VMware PEX 2010 was great… but it did mean I was extremely busy and didn't have time to create the top-5. I just picked the 5 best reads this week. Check it out:
- Jason Boche – My VCDX defense experience
The first 75 minutes is spent “defending” my design. I’ve got about a
15 slide deck to get through and to use as reference throughout the
design defense. I’d highly recommend putting as much reference as you
can in the slide deck which you can yourself refer to during the
defense. It will help illustrate design choices and jog your memory
for design elements which you’ve forgotten due to nervousness. The
first 5-10 minutes I was pretty nervous and stuttered once or twice
during my presentation. After that, I warmed up and it felt more like a
good technical discussion with co-workers which I enjoyed.

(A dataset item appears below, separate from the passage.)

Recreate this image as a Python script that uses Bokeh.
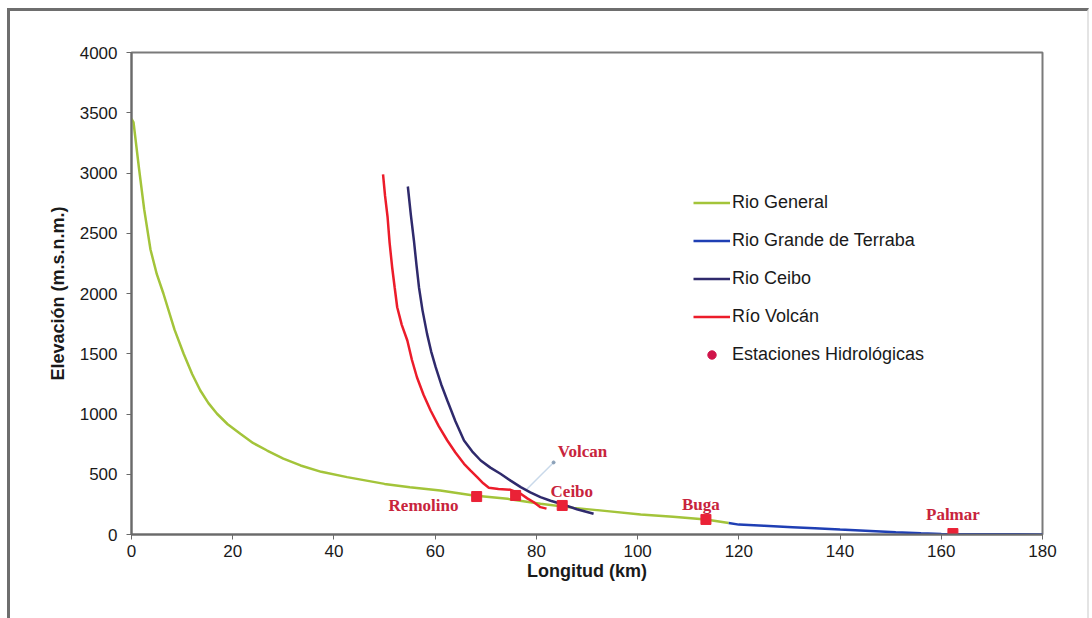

- Mike La Spina – Running ZFS over NFS as a VMware Store
In this architecture we are defining a fault tolerant configuration
using two physical 1Gbe switches with a quad or dual Ethernet
adapter(s). On the OpenSolaris storage head we are using IPMP aka IP
Multipathing to establish a single IP address to serve our NFS store
endpoint. A single IP is more appropriate for VMware environments as
they do not support multiple NFS IP targets per NFS mount point. IPMP
provisions layer 3 load balancing and interface fault tolerance. IPMP
commonly uses ICMP and default routes to determine interface failure
states thus it well suited for a NAS protocol service layer. In a
effort to reduce excessive ICMP rates we will aggregate the two dual
interfaces into a single channel connection to each switch. This will
allow us to define two test IP addresses for the IPMP service and keep
our logical interface count down to a minimum. We are also defining a 2
port trunk/aggregate between the two physical switches which provides
more path availability and reduces switch failure detection times.

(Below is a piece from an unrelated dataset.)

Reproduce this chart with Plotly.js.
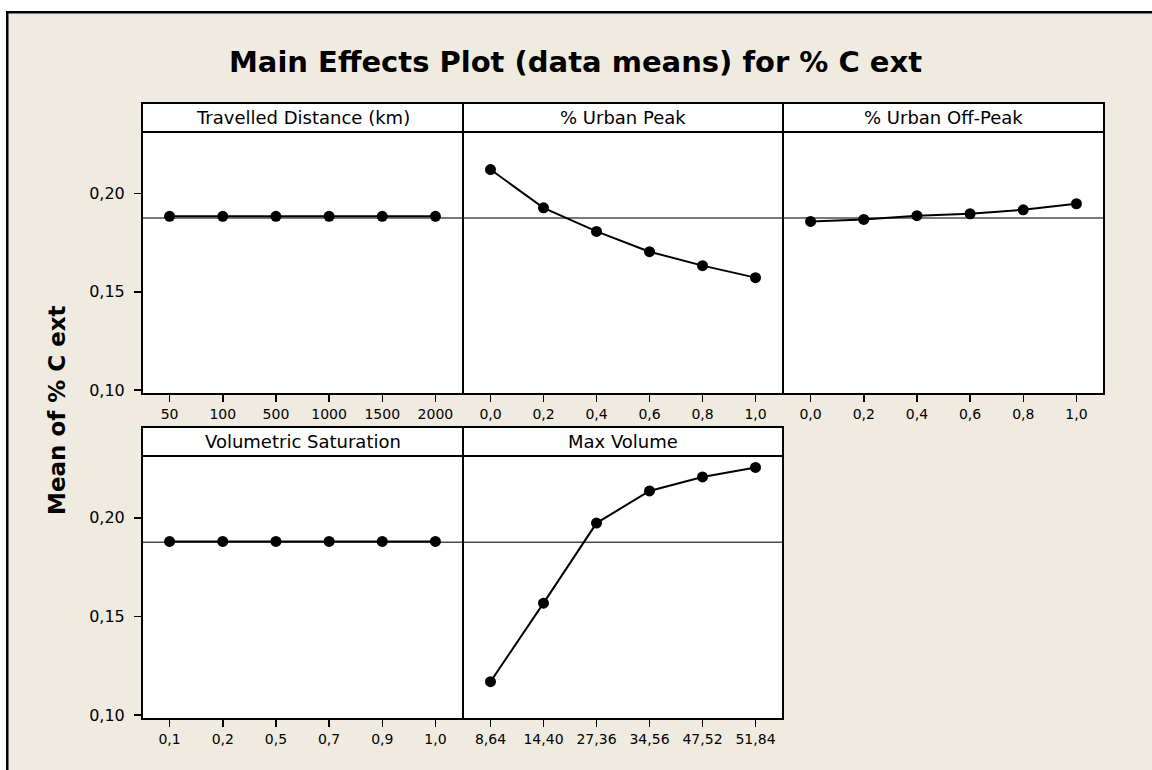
<!DOCTYPE html>
<html>
<head>
<meta charset="utf-8">
<script src="https://cdn.plot.ly/plotly-3.0.1.min.js"></script>
<style>html,body{margin:0;padding:0;background:#efebe1;overflow:hidden;}#wrap{width:1152px;height:770px;overflow:hidden;position:relative;}#chart{width:1170px;height:770px;}</style>
</head>
<body>
<div id="wrap"><div id="chart"></div></div>
<script>
// ---- data ----
const factorNames = ["Travelled Distance (km)", "% Urban Peak", "% Urban Off-Peak", "Volumetric Saturation", "Max Volume"];
const levelsTravelled = ["50", "100", "500", "1000", "1500", "2000"];
const levelsUrbanPeak = ["0,0", "0,2", "0,4", "0,6", "0,8", "1,0"];
const levelsUrbanOffPeak = ["0,0", "0,2", "0,4", "0,6", "0,8", "1,0"];
const levelsVolSat = ["0,1", "0,2", "0,5", "0,7", "0,9", "1,0"];
const levelsMaxVol = ["8,64", "14,40", "27,36", "34,56", "47,52", "51,84"];

const meansTravelled = [0.1884, 0.1884, 0.1884, 0.1884, 0.1884, 0.1884];
const meansUrbanPeak = [0.2122, 0.1927, 0.1807, 0.1704, 0.1633, 0.1572];
const meansUrbanOffPeak = [0.1858, 0.1868, 0.1887, 0.1897, 0.1917, 0.1948];
const meansVolSat = [0.1880, 0.1880, 0.1880, 0.1880, 0.1880, 0.1880];
const meansMaxVol = [0.1169, 0.1567, 0.1973, 0.2136, 0.2207, 0.2255];

const overallMean = 0.1876;
const yTickVals = [0.10, 0.15, 0.20];

// ---- layout helpers ----
// the drawing surface is a little wider than the 1152px window; the extra
// strip on the right is cropped by the wrapper
const W = 1170, H = 770;
const px = v => v / W;
const py = v => 1 - v / H;
const beige = "#efebe1";
const FONT = "DejaVu Sans, Verdana, sans-serif";

const panels = [
  {levels: levelsTravelled, means: meansTravelled, col: 0, row: 0},
  {levels: levelsUrbanPeak, means: meansUrbanPeak, col: 1, row: 0},
  {levels: levelsUrbanOffPeak, means: meansUrbanOffPeak, col: 2, row: 0},
  {levels: levelsVolSat, means: meansVolSat, col: 0, row: 1},
  {levels: levelsMaxVol, means: meansMaxVol, col: 1, row: 1}
];
const colX = [[143, 462], [464, 782], [784, 1103]];
const rowY = [[132, 393], [456, 718]]; // plot area top/bottom in px
const headerH = 29;
const yRange = [0.0985, 0.2313];

const traces = [];
const layout = {
  width: W, height: H,
  margin: {l: 0, r: 0, t: 0, b: 0, pad: 0},
  paper_bgcolor: beige,
  plot_bgcolor: "#ffffff",
  showlegend: false,
  separators: ",.",
  font: {family: FONT, color: "#000"},
  shapes: [],
  annotations: []
};

// white margin strips and outer frame edges (filled rects, no strokes)
layout.shapes.push({type: "rect", xref: "paper", yref: "paper", x0: 0, x1: 1, y0: py(11), y1: 1, fillcolor: "#ffffff", line: {width: 0, color: "rgba(0,0,0,0)"}, layer: "below"});
layout.shapes.push({type: "rect", xref: "paper", yref: "paper", x0: 0, x1: px(6), y0: 0, y1: 1, fillcolor: "#ffffff", line: {width: 0, color: "rgba(0,0,0,0)"}, layer: "below"});
layout.shapes.push({type: "rect", xref: "paper", yref: "paper", x0: px(6), x1: 1, y0: py(13.5), y1: py(11), fillcolor: "#000000", line: {width: 0, color: "rgba(0,0,0,0)"}, layer: "below"});
layout.shapes.push({type: "rect", xref: "paper", yref: "paper", x0: px(6), x1: px(8.5), y0: 0, y1: py(11), fillcolor: "#000000", line: {width: 0, color: "rgba(0,0,0,0)"}, layer: "below"});

panels.forEach((p, i) => {
  const n = i + 1;
  const xa = "xaxis" + (n === 1 ? "" : n);
  const ya = "yaxis" + (n === 1 ? "" : n);
  const xr = "x" + (n === 1 ? "" : n);
  const yr = "y" + (n === 1 ? "" : n);
  const [x0, x1] = colX[p.col];
  const [yt, yb] = rowY[p.row];
  const firstCol = p.col === 0;

  layout[xa] = {
    domain: [px(x0), px(x1)], anchor: yr, type: "category",
    range: [-0.5, 5.5], showgrid: false, zeroline: false,
    showline: true, mirror: true, linecolor: "#000", linewidth: 2,
    ticks: "outside", ticklen: 7, tickwidth: 1.5, tickcolor: "#000",
    tickfont: {size: 14, family: FONT, color: "#000"},
    fixedrange: true
  };
  layout[ya] = {
    domain: [py(yb), py(yt)], anchor: xr, range: yRange,
    tickvals: yTickVals, tickformat: ".2f",
    showgrid: false, zeroline: false,
    showline: true, mirror: true, linecolor: "#000", linewidth: 2,
    ticks: firstCol ? "outside" : "", ticklen: 7, tickwidth: 1.5, tickcolor: "#000",
    showticklabels: firstCol, ticklabelstandoff: 6,
    tickfont: {size: 16, family: FONT, color: "#000"},
    fixedrange: true
  };

  // overall mean reference line
  layout.shapes.push({type: "line", xref: xr + " domain", yref: yr, x0: 0, x1: 1, y0: overallMean, y1: overallMean,
    line: {color: "#4d4d4d", width: 1.5}, layer: "below"});

  // header box
  layout.shapes.push({type: "rect", xref: "paper", yref: "paper", x0: px(x0 - 1), x1: px(x1 + 1), y0: py(yt), y1: py(yt - headerH),
    fillcolor: "#ffffff", line: {color: "#000", width: 2}});
  layout.annotations.push({xref: "paper", yref: "paper", x: px((x0 + x1) / 2), y: py(yt - headerH / 2),
    text: factorNames[i], showarrow: false, xanchor: "center", yanchor: "middle",
    font: {size: 18, family: FONT, color: "#000"}});

  traces.push({
    type: "scatter", mode: "lines+markers", x: p.levels, y: p.means, xaxis: xr, yaxis: yr,
    line: {color: "#000", width: 2},
    marker: {color: "#000", size: 11, symbol: "circle"},
    hoverinfo: "skip", cliponaxis: false
  });
});

// chart title
layout.annotations.push({xref: "paper", yref: "paper", x: px(575), y: py(62), xanchor: "center", yanchor: "middle",
  text: "<b>Main Effects Plot (data means) for % C ext</b>", showarrow: false,
  font: {size: 29, family: FONT, color: "#000"}});
// y axis title
layout.annotations.push({xref: "paper", yref: "paper", x: px(57), y: py(410), xanchor: "center", yanchor: "middle",
  text: "<b>Mean of % C ext</b>", textangle: -90, showarrow: false,
  font: {size: 23, family: FONT, color: "#000"}});

Plotly.newPlot("chart", traces, layout, {staticPlot: true, displayModeBar: false});
</script>
</body>
</html>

- Hany Michael – vSphere In Motion: A Real-World Live Migration Scenario
I was having a discussion with one of the large enterprises here in
Qatar lately, and I was quite surprised to know from them that they are
hesitated to migrate their VI3.5 environment to vSphere because of the
associated downtime. What surprised me was not the fact that they can't
afford a downtime, I've spent 6 years of my career working in the
Telecom sector and I know for a fact that 1 second of downtime could
mean a disaster, or even translate to a loss of thousand of $$. What
surprised me was that they didn't know that it is possible to do this
migration without any downtime!
- Scott Drummonds – Inaccuracy of In-guest Performance Counters
Every couple of months I receive a request for an explanation as to why performance counters in a virtual machine cannot be trusted. While it is unfairly cynical to say that in-guest counters are never right, accurate capacity management and troubleshooting should rely on the counters provided by vSphere in either vCenter or esxtop. The explanation is too short to merit a white paper but I hope a blog article will serve as the authoritative comment on the subject.
- Bouke Groenescheij – Removevmha
Today I've updated the popular removevmhba script to version 5.0. This version now includes the removal of the drivers in vSphere ESX 4.0 update 1 isos. Thanks to Dinny Davies who did excellent work again on finding a solution for removing them on vSphere ESX4 (he just beat me to it Wink). Check the original ESX 3.x.x version here, and the new ESX 4.x.x document here. Go ahead, grab removevmhba from the downloads section and give it a try. It removes the drivers only during installation, so you don't need to bother disconnecting your SAN or zone out anything during installation (both Emulex and Qlogic – and also hardware initiated iSCSI adapters). It's much safer for a scripted installation of ESX using the UDA or EDA. After the installation you will have the drivers (since it is installed as a package) – so you will get connection back to your SAN.